• Data section:
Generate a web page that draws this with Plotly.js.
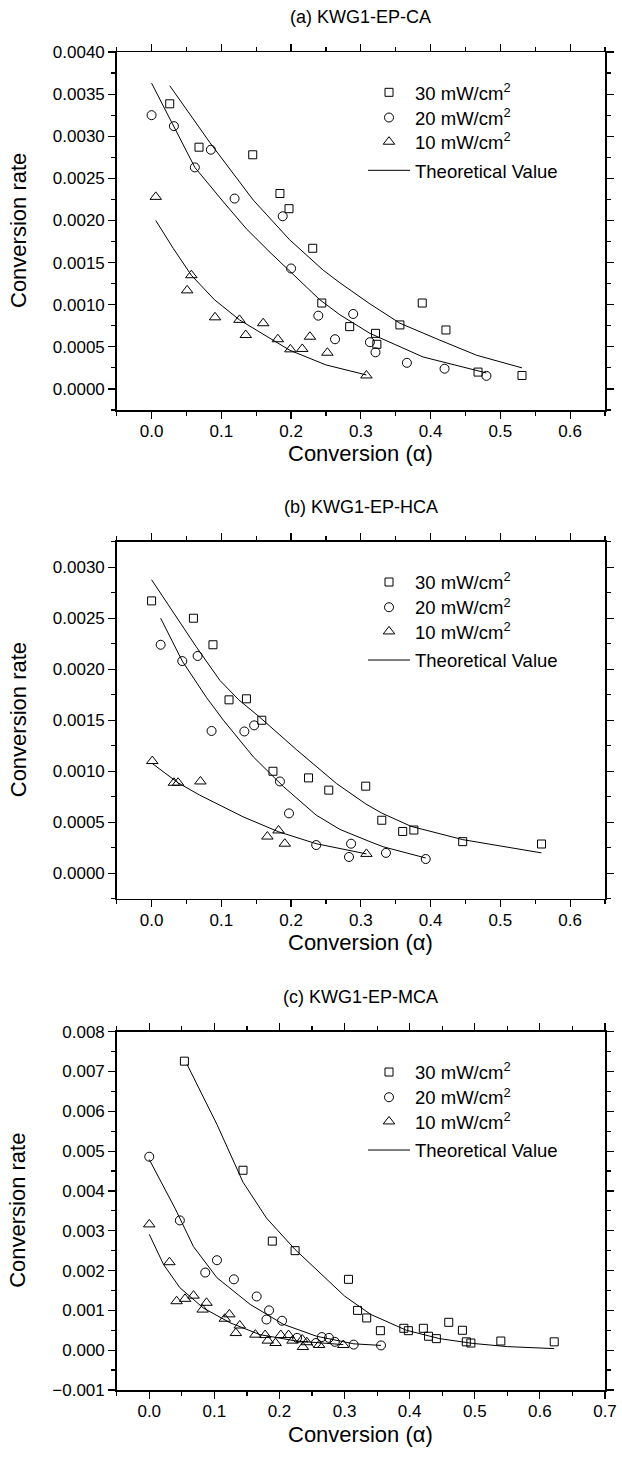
<!DOCTYPE html>
<html>
<head>
<meta charset="utf-8">
<script src="https://cdn.plot.ly/plotly-3.0.1.min.js"></script>
<style>html,body{margin:0;padding:0;background:#fff;}#chart{width:622px;height:1459px;}</style>
</head>
<body>
<div id="chart"></div>
<script>
// ---------- Data ----------
const seriesNames = ['30 mW/cm<sup>2</sup>', '20 mW/cm<sup>2</sup>', '10 mW/cm<sup>2</sup>', 'Theoretical Value'];
const panelTitles = ['(a) KWG1-EP-CA', '(b) KWG1-EP-HCA', '(c) KWG1-EP-MCA'];
const xTitle = 'Conversion (\u03b1)';
const yTitle = 'Conversion rate';

// (a) KWG1-EP-CA
const a30x = [0.026,0.068,0.145,0.184,0.197,0.231,0.244,0.284,0.321,0.323,0.356,0.388,0.422,0.468,0.531];
const a30y = [0.003385,0.00287,0.00278,0.00232,0.00214,0.00167,0.00102,0.00074,0.00066,0.00053,0.00076,0.00102,0.00070,0.00020,0.00016];
const a20x = [0.0,0.032,0.062,0.085,0.119,0.188,0.2,0.239,0.263,0.289,0.313,0.321,0.366,0.42,0.48];
const a20y = [0.00325,0.00312,0.00263,0.00284,0.00226,0.00205,0.00143,0.00087,0.00059,0.00089,0.000555,0.000435,0.00031,0.00024,0.000155];
const a10x = [0.006,0.051,0.057,0.091,0.126,0.135,0.16,0.181,0.199,0.216,0.227,0.252,0.308];
const a10y = [0.00228,0.00117,0.00135,0.00085,0.00082,0.00064,0.00078,0.00059,0.00047,0.000475,0.00062,0.00043,0.00016];
const aFit30x = [0.026,0.084,0.146,0.198,0.246,0.27,0.313,0.341,0.356,0.413,0.466,0.531];
const aFit30y = [0.0036,0.00292,0.00224,0.00177,0.00141,0.00126,0.00101,0.00086,0.00078,0.00058,0.00040,0.00025];
const aFit20x = [0.0,0.032,0.062,0.103,0.136,0.17,0.2,0.241,0.27,0.313,0.389,0.48];
const aFit20y = [0.00363,0.00312,0.00263,0.00222,0.0019,0.00162,0.00138,0.00106,0.00088,0.00066,0.00038,0.00019];
const aFit10x = [0.006,0.031,0.057,0.09,0.126,0.198,0.25,0.308];
const aFit10y = [0.0020,0.00167,0.00135,0.00106,0.00082,0.00046,0.000285,0.000166];

// (b) KWG1-EP-HCA
const b30x = [0.0,0.06,0.088,0.111,0.136,0.158,0.174,0.225,0.254,0.307,0.33,0.36,0.376,0.446,0.559];
const b30y = [0.00267,0.0025,0.00224,0.0017,0.00171,0.0015,0.0010,0.000935,0.000815,0.000854,0.00052,0.00041,0.000424,0.00031,0.000287];
const b20x = [0.013,0.044,0.066,0.086,0.133,0.147,0.184,0.197,0.236,0.283,0.286,0.336,0.393];
const b20y = [0.00224,0.00208,0.00213,0.001395,0.00139,0.00145,0.0009,0.000587,0.000277,0.00016,0.00029,0.0002,0.00014];
const b10x = [0.001,0.032,0.038,0.07,0.166,0.182,0.191,0.308];
const b10y = [0.0011,0.000887,0.000887,0.0009,0.00036,0.00042,0.00029,0.00019];
const bFit30x = [0.0,0.064,0.098,0.125,0.155,0.208,0.265,0.307,0.33,0.372,0.446,0.559];
const bFit30y = [0.002877,0.00222,0.00189,0.0017,0.00153,0.00121,0.00088,0.00068,0.00059,0.00046,0.00033,0.0002];
const bFit20x = [0.013,0.044,0.079,0.103,0.146,0.189,0.236,0.27,0.313,0.332,0.393];
const bFit20y = [0.0025,0.00208,0.00172,0.0015,0.00114,0.00085,0.00057,0.00043,0.00031,0.00026,0.00015];
const bFit10x = [0.001,0.038,0.069,0.131,0.182,0.236,0.308];
const bFit10y = [0.001076,0.000887,0.000766,0.000554,0.000407,0.00029,0.00019];

// (c) KWG1-EP-MCA
const c30x = [0.054,0.144,0.189,0.224,0.306,0.32,0.334,0.355,0.391,0.398,0.421,0.429,0.441,0.46,0.481,0.487,0.494,0.54,0.622];
const c30y = [0.00726,0.00452,0.00274,0.0025,0.00178,0.0010,0.00081,0.00049,0.00055,0.00049,0.00055,0.00035,0.00029,0.0007,0.0005,0.00021,0.00018,0.00023,0.00021];
const c20x = [0.0,0.047,0.086,0.104,0.13,0.165,0.18,0.184,0.204,0.227,0.256,0.265,0.276,0.285,0.314,0.356];
const c20y = [0.00486,0.00326,0.00195,0.00226,0.00178,0.00135,0.00077,0.0010,0.00074,0.00031,0.00018,0.00033,0.00031,0.00021,0.00014,0.00012];
const c10x = [0.0,0.031,0.042,0.055,0.068,0.082,0.088,0.116,0.123,0.133,0.139,0.163,0.178,0.182,0.194,0.202,0.214,0.22,0.235,0.236,0.242,0.261,0.298];
const c10y = [0.00316,0.00221,0.00123,0.00129,0.00137,0.00102,0.00119,0.00079,0.0009,0.00043,0.00062,0.00039,0.00038,0.00024,0.00018,0.00038,0.00038,0.00024,0.00027,0.00008,0.0002,0.00013,0.00013];
const cFit30x = [0.058,0.104,0.144,0.18,0.224,0.272,0.30,0.34,0.395,0.446,0.497,0.55,0.622];
const cFit30y = [0.00718,0.00567,0.00422,0.00332,0.00253,0.0018,0.00136,0.0009,0.0005,0.00029,0.00017,0.00009,0.00004];
const cFit20x = [0.0,0.02,0.04,0.068,0.104,0.155,0.206,0.257,0.314,0.356];
const cFit20y = [0.00479,0.00415,0.00355,0.0026,0.00182,0.00115,0.00065,0.00035,0.00016,0.00012];
const cFit10x = [0.0,0.022,0.047,0.083,0.124,0.17,0.226,0.298];
const cFit10y = [0.00291,0.00215,0.00157,0.00106,0.00069,0.00039,0.00023,0.00014];

const panels = [
  {pts: [[a30x,a30y],[a20x,a20y],[a10x,a10y]], fits: [[aFit30x,aFit30y],[aFit20x,aFit20y],[aFit10x,aFit10y]],
   top: 52, bottom: 410, xr: [-0.05,0.65], yr: [-0.00025,0.004], ydt: 0.0005, ymin: 0.00025, yfmt: '.4f'},
  {pts: [[b30x,b30y],[b20x,b20y],[b10x,b10y]], fits: [[bFit30x,bFit30y],[bFit20x,bFit20y],[bFit10x,bFit10y]],
   top: 541.7, bottom: 898.8, xr: [-0.05,0.65], yr: [-0.00025,0.00325], ydt: 0.0005, ymin: 0.00025, yfmt: '.4f'},
  {pts: [[c30x,c30y],[c20x,c20y],[c10x,c10y]], fits: [[cFit30x,cFit30y],[cFit20x,cFit20y],[cFit10x,cFit10y]],
   top: 1031.7, bottom: 1390, xr: [-0.05,0.70], yr: [-0.001,0.008], ydt: 0.001, ymin: 0.0005, yfmt: '.3f'}
];

// ---------- Styling ----------
const W = 622, H = 1459;
const FONT = 'Liberation Sans, Arial, Helvetica, sans-serif';
const LEFT = 116.7, RIGHT = 605;
const symbols = ['square-open','circle-open','triangle-up-open'];
const sizes = [8, 9, 10];
const legendRowOffsets = [38.8, 64, 88.2, 116.8];  // row centres below plot top (px)

const traces = [];
const layout = {
  width: W, height: H, margin: {l:0, r:0, t:0, b:0},
  paper_bgcolor: '#fff', plot_bgcolor: '#fff',
  font: {family: FONT, color: '#000', size: 17},
  showlegend: true,
  annotations: [], shapes: []
};

let legendCount = 0;
function newLegend(p, row) {
  legendCount++;
  const id = legendCount === 1 ? 'legend' : 'legend' + legendCount;
  layout[id] = {x: 363 / W, y: 1 - (p.top + legendRowOffsets[row] - 17) / H, xanchor: 'left', yanchor: 'top',
    bgcolor: 'rgba(0,0,0,0)', borderwidth: 0, font: {family: FONT, size: 18.5, color: '#000'},
    itemwidth: 42};
  return id;
}

panels.forEach((p, i) => {
  const sfx = i === 0 ? '' : String(i + 1);
  const xa = 'x' + sfx, ya = 'y' + sfx;
  p.pts.forEach((s, k) => {
    traces.push({x: s[0], y: s[1], xaxis: xa, yaxis: ya, type: 'scatter', mode: 'markers',
      name: seriesNames[k], legend: newLegend(p, k),
      marker: {symbol: symbols[k], size: sizes[k], color: '#000', line: {width: 1, color: '#000'}},
      hoverinfo: 'skip'});
  });
  const fitLegend = newLegend(p, 3);
  p.fits.forEach((s, k) => {
    traces.push({x: s[0], y: s[1], xaxis: xa, yaxis: ya, type: 'scatter', mode: 'lines',
      name: seriesNames[3], legend: fitLegend, showlegend: k === 0,
      line: {color: '#000', width: 1}, hoverinfo: 'skip'});
  });
  const yd = [1 - p.bottom / H, 1 - p.top / H];
  const xd = [LEFT / W, RIGHT / W];
  const axCommon = {showline: true, linecolor: '#000', linewidth: 1.5, mirror: 'allticks',
    ticks: 'outside', ticklen: 7, tickwidth: 1.2, tickcolor: '#000', showgrid: false, zeroline: false,
    tickfont: {family: FONT, size: 17, color: '#000'}, fixedrange: true};
  layout['xaxis' + sfx] = Object.assign({}, axCommon, {domain: xd, anchor: ya, range: p.xr,
    tick0: 0, dtick: 0.1, tickformat: '.1f', ticklabelstandoff: -2,
    minor: {dtick: 0.05, ticklen: 4, tickwidth: 1.2, tickcolor: '#000', ticks: 'outside', showgrid: false}});
  layout['yaxis' + sfx] = Object.assign({}, axCommon, {domain: yd, anchor: xa, range: p.yr,
    tick0: 0, dtick: p.ydt, tickformat: p.yfmt,
    minor: {dtick: p.ymin, ticklen: 4, tickwidth: 1.2, tickcolor: '#000', ticks: 'outside', showgrid: false}});
  // panel title
  layout.annotations.push({xref: 'paper', yref: 'paper', x: (LEFT + RIGHT) / 2 / W, y: 1 - (p.top - 35) / H,
    xanchor: 'center', yanchor: 'middle', showarrow: false, text: panelTitles[i],
    font: {family: FONT, size: 18, color: '#000'}});
  // x title
  layout.annotations.push({xref: 'paper', yref: 'paper', x: (LEFT + RIGHT) / 2 / W, y: 1 - (p.bottom + 44) / H,
    xanchor: 'center', yanchor: 'middle', showarrow: false, text: xTitle,
    font: {family: FONT, size: 22, color: '#000'}});
  // y title
  layout.annotations.push({xref: 'paper', yref: 'paper', x: 18 / W, y: 1 - (p.top + p.bottom) / 2 / H,
    xanchor: 'center', yanchor: 'middle', showarrow: false, text: yTitle, textangle: -90,
    font: {family: FONT, size: 22, color: '#000'}});
});

Plotly.newPlot('chart', traces, layout, {staticPlot: true, displayModeBar: false});
</script>
</body>
</html>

• Task prompt:
Return only the lines running from the top of the data to the line that holds "const yTitle = 'Conversion rate';". Include both of those lines, but skip the pictures.

• Full answer:
Generate a web page that draws this with Plotly.js.
<!DOCTYPE html>
<html>
<head>
<meta charset="utf-8">
<script src="https://cdn.plot.ly/plotly-3.0.1.min.js"></script>
<style>html,body{margin:0;padding:0;background:#fff;}#chart{width:622px;height:1459px;}</style>
</head>
<body>
<div id="chart"></div>
<script>
// ---------- Data ----------
const seriesNames = ['30 mW/cm<sup>2</sup>', '20 mW/cm<sup>2</sup>', '10 mW/cm<sup>2</sup>', 'Theoretical Value'];
const panelTitles = ['(a) KWG1-EP-CA', '(b) KWG1-EP-HCA', '(c) KWG1-EP-MCA'];
const xTitle = 'Conversion (\u03b1)';
const yTitle = 'Conversion rate';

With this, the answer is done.